I didn’t know these people well and had no personal history with them, and my existence isn’t threatened by their lack of decency and honesty. Real estate is a tough business. A thick skin becomes mandatory in order to survive in this industry with any degree of grace and good humour.
With that as a backdrop, I was once again “surprised” this morning when I was going through the “hot sheets” (new listings) and saw a property owned by clients of mine, listed for sale with another company. I met with these people numerous times a few weeks ago to price their property – plan the marketing campaign and firm up their plans to move. I was their agent a few years ago when they bought the house and we have enjoyed a very friendly relationship over the years with dinners at our respective homes and week-end coffee. I was at their wedding.
At no time did they indicate that they were interviewing other agents and I was stunned to see their house on the market with someone else. I called to ask if I had offended them in any way and was given the standard – “This all just happened so fast and you did a great job for us when we bought the house and I was going to call you and I feel really awful about this”.
This is all absolute and utter “crap”, I know it and she knows it. I would actually respect someone who said, “Yes – we have just screwed you – but it’s a free world, this is our house and we can do whatever we want with it – so just get over it”. I can hardly wait for next Tuesday to see who is planning to be underhanded with me.
I remember when I first got into real estate sales. I used to listen to seasoned agents talking about their clients and be shocked and dismayed at the things they’d say. Comments about the abysmal lack of respect and dishonesty of people. I used to think how awful it was that they spoke the way they did.
Now I know and appreciate how right they were in their assessment of some people. It’s necessary, but sometimes naive, to trust people. But how else can one function in the world? On occasion there is a price to pay for this trust.
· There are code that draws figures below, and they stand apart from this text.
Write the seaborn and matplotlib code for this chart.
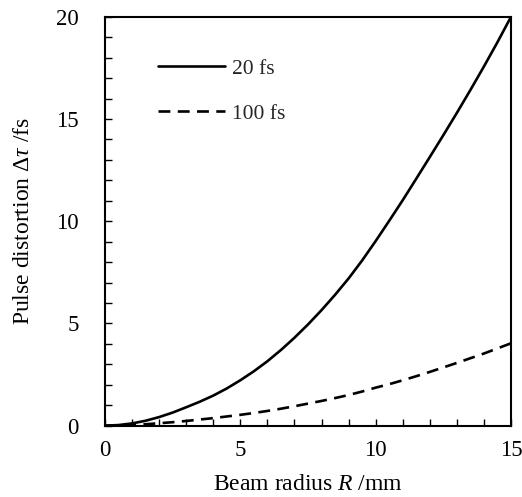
import numpy as np
import pandas as pd
import seaborn as sns
import matplotlib
matplotlib.use("Agg")
import matplotlib.pyplot as plt
from matplotlib.ticker import MultipleLocator

# Data (beam radius in mm, distortion in fs)
radius = [0, 0.5, 1, 1.5, 2, 2.5, 3, 3.5, 4, 4.5, 5, 5.5, 6, 6.5, 7, 7.5,
          8, 8.5, 9, 9.5, 10, 10.5, 11, 11.5, 12, 12.5, 13, 13.5, 14, 14.5, 15]
dist_20fs = [0.0, 0.03, 0.11, 0.24, 0.42, 0.64, 0.9, 1.17, 1.47, 1.82, 2.22, 2.66,
             3.15, 3.7, 4.3, 4.95, 5.65, 6.4, 7.2, 8.08, 9.03, 10.02, 11.03, 12.08,
             13.14, 14.21, 15.3, 16.42, 17.57, 18.76, 20.0]
dist_100fs = [0.0, 0.01, 0.03, 0.07, 0.12, 0.17, 0.23, 0.3, 0.37, 0.45, 0.53, 0.62,
              0.72, 0.83, 0.95, 1.08, 1.21, 1.35, 1.5, 1.67, 1.86, 2.03, 2.22, 2.42,
              2.63, 2.85, 3.07, 3.3, 3.53, 3.78, 4.03]
series_labels = ["20 fs", "100 fs"]

x_ticks = [0, 5, 10, 15]
y_ticks = [0, 5, 10, 15, 20]

sns.set_theme(style="white")
plt.rcParams["font.family"] = ["Liberation Serif", "DejaVu Serif"]
plt.rcParams["mathtext.fontset"] = "custom"
plt.rcParams["mathtext.rm"] = "Liberation Serif"
plt.rcParams["mathtext.it"] = "Liberation Serif:italic"
plt.rcParams["mathtext.bf"] = "Liberation Serif:bold"

df = pd.DataFrame({
    "R": radius + radius,
    "dt": dist_20fs + dist_100fs,
    "pulse": [series_labels[0]] * len(radius) + [series_labels[1]] * len(radius),
})

fig = plt.figure(figsize=(5.22, 4.97), dpi=100)
ax = fig.add_axes([0.201, 0.1435, 0.778, 0.8228])

sns.lineplot(data=df, x="R", y="dt", style="pulse",
             dashes={series_labels[0]: "", series_labels[1]: (4.5, 2.8)},
             color="black", linewidth=1.9, ax=ax, legend=True)

ax.set_xlim(0, 15)
ax.set_ylim(0, 20)
ax.set_xticks(x_ticks)
ax.set_yticks(y_ticks)
ax.xaxis.set_minor_locator(MultipleLocator(1))
ax.yaxis.set_minor_locator(MultipleLocator(1))
ax.tick_params(which="both", direction="in", length=5, width=1.0, color="black",
               bottom=True, left=True, top=False, right=False)
ax.tick_params(axis="x", which="major", pad=10, labelsize=16.5, labelcolor="black")
ax.tick_params(axis="y", which="major", pad=19, labelsize=16.5, labelcolor="black")

for s in ax.spines.values():
    s.set_visible(True)
    s.set_color("black")
    s.set_linewidth(1.5)

ax.set_xlabel(r"Beam radius $R$ /mm", fontsize=17, color="black", labelpad=10)
ax.set_ylabel(r"Pulse distortion $\Delta\tau$ /fs", fontsize=17, color="black", labelpad=16)

handles, labels = ax.get_legend_handles_labels()
ax.legend(handles, labels, loc="upper left", bbox_to_anchor=(0.083, 0.945),
          frameon=False, handlelength=3.1, handletextpad=0.32, labelspacing=1.15,
          fontsize=15.5)

fig.savefig("out.png", dpi=100)
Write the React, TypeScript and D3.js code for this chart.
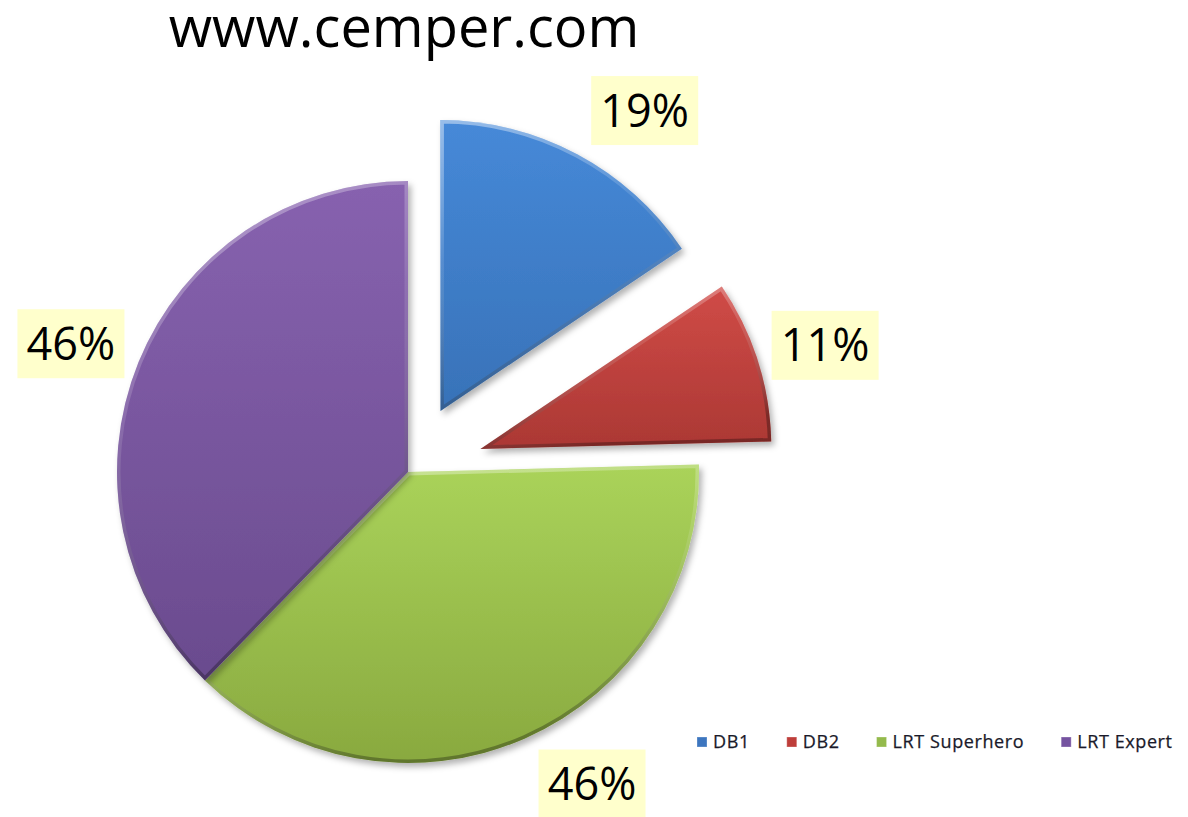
import React from "react";
import * as d3 from "d3";

const categories = ["DB1", "DB2", "LRT Superhero", "LRT Expert"];
const values = [19, 11, 46, 46];
const valueLabels = ["19%", "11%", "46%", "46%"];
const explodeOffsets = [69, 76, 0, 0];
const topColors = ["#4689D8", "#D04B47", "#AAD35A", "#8762AF"];
const bottomColors = ["#3872B8", "#AB3834", "#89A93F", "#6A4B8E"];
const legendColors = ["#3D76BF", "#BE3E3A", "#94BA4C", "#7553A0"];

const W = 1188;
const H = 817;
const CX = 408;
const CY = 472;
const R = 291;
const BOX_W = 107;
const BOX_H = 69;
const FONT = "'Open Sans', 'DejaVu Sans', sans-serif";
const LEGEND_SIZE = 18;
const LEGEND_SPACING = 0.6;

function measure(text: string, font: string): number {
  const c = document.createElement("canvas");
  const ctx = c.getContext("2d");
  if (!ctx) return text.length * 9;
  ctx.font = font;
  return ctx.measureText(text).width;
}

export default function App() {
  const pie = d3
    .pie<number>()
    .sort(null)
    .value((d) => d)
    .startAngle(0)
    .endAngle(2 * Math.PI);
  const arcs = pie(values);
  const arcGen = d3.arc<d3.PieArcDatum<number>>().innerRadius(0).outerRadius(R);

  // legend layout
  const legendFont = `${LEGEND_SIZE}px 'Open Sans'`;
  let lx = 697;
  const legendItems = categories.map((c, i) => {
    const tw = measure(c, legendFont) + c.length * LEGEND_SPACING;
    const item = { x: lx, tw, c, i };
    lx += 16 + tw + 37;
    return item;
  });

  return (
    <svg
      width={W}
      height={H}
      style={{ position: "absolute", left: 0, top: 0, background: "#fff" }}
      fontFamily={FONT}
    >
      <defs>
        <filter id="shadow" x="-20%" y="-20%" width="140%" height="140%">
          <feDropShadow dx="3" dy="4" stdDeviation="3" floodColor="#000" floodOpacity="0.3" />
        </filter>
        {arcs.map((a, i) => (
          <linearGradient key={"g" + i} id={"fill" + i} x1="0" y1="0" x2="0" y2="1">
            <stop offset="0%" stopColor={topColors[i]} />
            <stop offset="100%" stopColor={bottomColors[i]} />
          </linearGradient>
        ))}
        <linearGradient id="bevel" x1="0" y1="0" x2="0.3" y2="1">
          <stop offset="0%" stopColor="#ffffff" stopOpacity="0.45" />
          <stop offset="45%" stopColor="#ffffff" stopOpacity="0.12" />
          <stop offset="100%" stopColor="#000000" stopOpacity="0.3" />
        </linearGradient>
        {arcs.map((a, i) => (
          <clipPath key={"c" + i} id={"clip" + i}>
            <path d={arcGen(a) || ""} />
          </clipPath>
        ))}
      </defs>

      <text x={404} y={47} textAnchor="middle" fontSize={56} fill="#000">
        www.cemper.com
      </text>

      {arcs.map((a, i) => {
        const mid = (a.startAngle + a.endAngle) / 2;
        const off = explodeOffsets[i];
        const tx = CX + Math.sin(mid) * off;
        const ty = CY - Math.cos(mid) * off;
        const d = arcGen(a) || "";
        return (
          <g key={"s" + i} transform={`translate(${tx},${ty})`}>
            <path d={d} fill={`url(#fill${i})`} filter="url(#shadow)" />
            <g clipPath={`url(#clip${i})`}>
              <path d={d} fill="none" stroke="url(#bevel)" strokeWidth={7} strokeLinejoin="round" />
            </g>
          </g>
        );
      })}

      {arcs.map((a, i) => {
        const mid = (a.startAngle + a.endAngle) / 2;
        const off = explodeOffsets[i];
        const px = CX + Math.sin(mid) * (off + R);
        const py = CY - Math.cos(mid) * (off + R);
        const s = Math.sin(mid);
        const cx = px + Math.sign(s) * (BOX_W / 2 + 14);
        const cy = py - Math.cos(mid) * (BOX_H / 2 + 15);
        return (
          <g key={"l" + i}>
            <rect x={cx - BOX_W / 2} y={cy - BOX_H / 2} width={BOX_W} height={BOX_H} fill="#FFFFCC" />
            <text x={cx} y={cy + 16} textAnchor="middle" fontSize={45} fill="#000">
              {valueLabels[i]}
            </text>
          </g>
        );
      })}

      {legendItems.map((it) => (
        <g key={"lg" + it.i}>
          <rect x={it.x} y={737} width={10} height={10} fill={legendColors[it.i]} stroke="#ffffff" strokeOpacity={0.3} />
          <text
            x={it.x + 16}
            y={748}
            fontSize={LEGEND_SIZE}
            letterSpacing={LEGEND_SPACING}
            fill="#1a1a2a"
            stroke="#1a1a2a"
            strokeWidth={0.25}
          >
            {it.c}
          </text>
        </g>
      ))}
    </svg>
  );
}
It’s not in me to call people every other day to check up on them and see if their word means something.
Are they planning to be dishonest and unkind? I try to accept people at face value and to trust them. Usually I’m rewarded by wonderful, clients who respect my time and professional ability. All people may be created equally, but along the way, many of them learn loathsome behaviour.
When something like this happens, it’s hard not to take it personally, especially when you’ve had a friendly relationship with people, not just a professional one. But at the end of the day these individuals don’t care about me or my history of serving them honestly and well. There are situations where you’re screwed by clients and you almost expect it. In this recent instance, I’d never have anticipated this treatment from a woman I’d always admired, and one I thought possessed great personal integrity.
I don’t like to sound and feel like a shrew. It’s counterproductive and it takes so much energy to carry around resentment. I know I’ll get over this. It just takes awhile to acknowledge a bump on the business highway, process the disappointment, slough it off and carry on. There are better days ahead.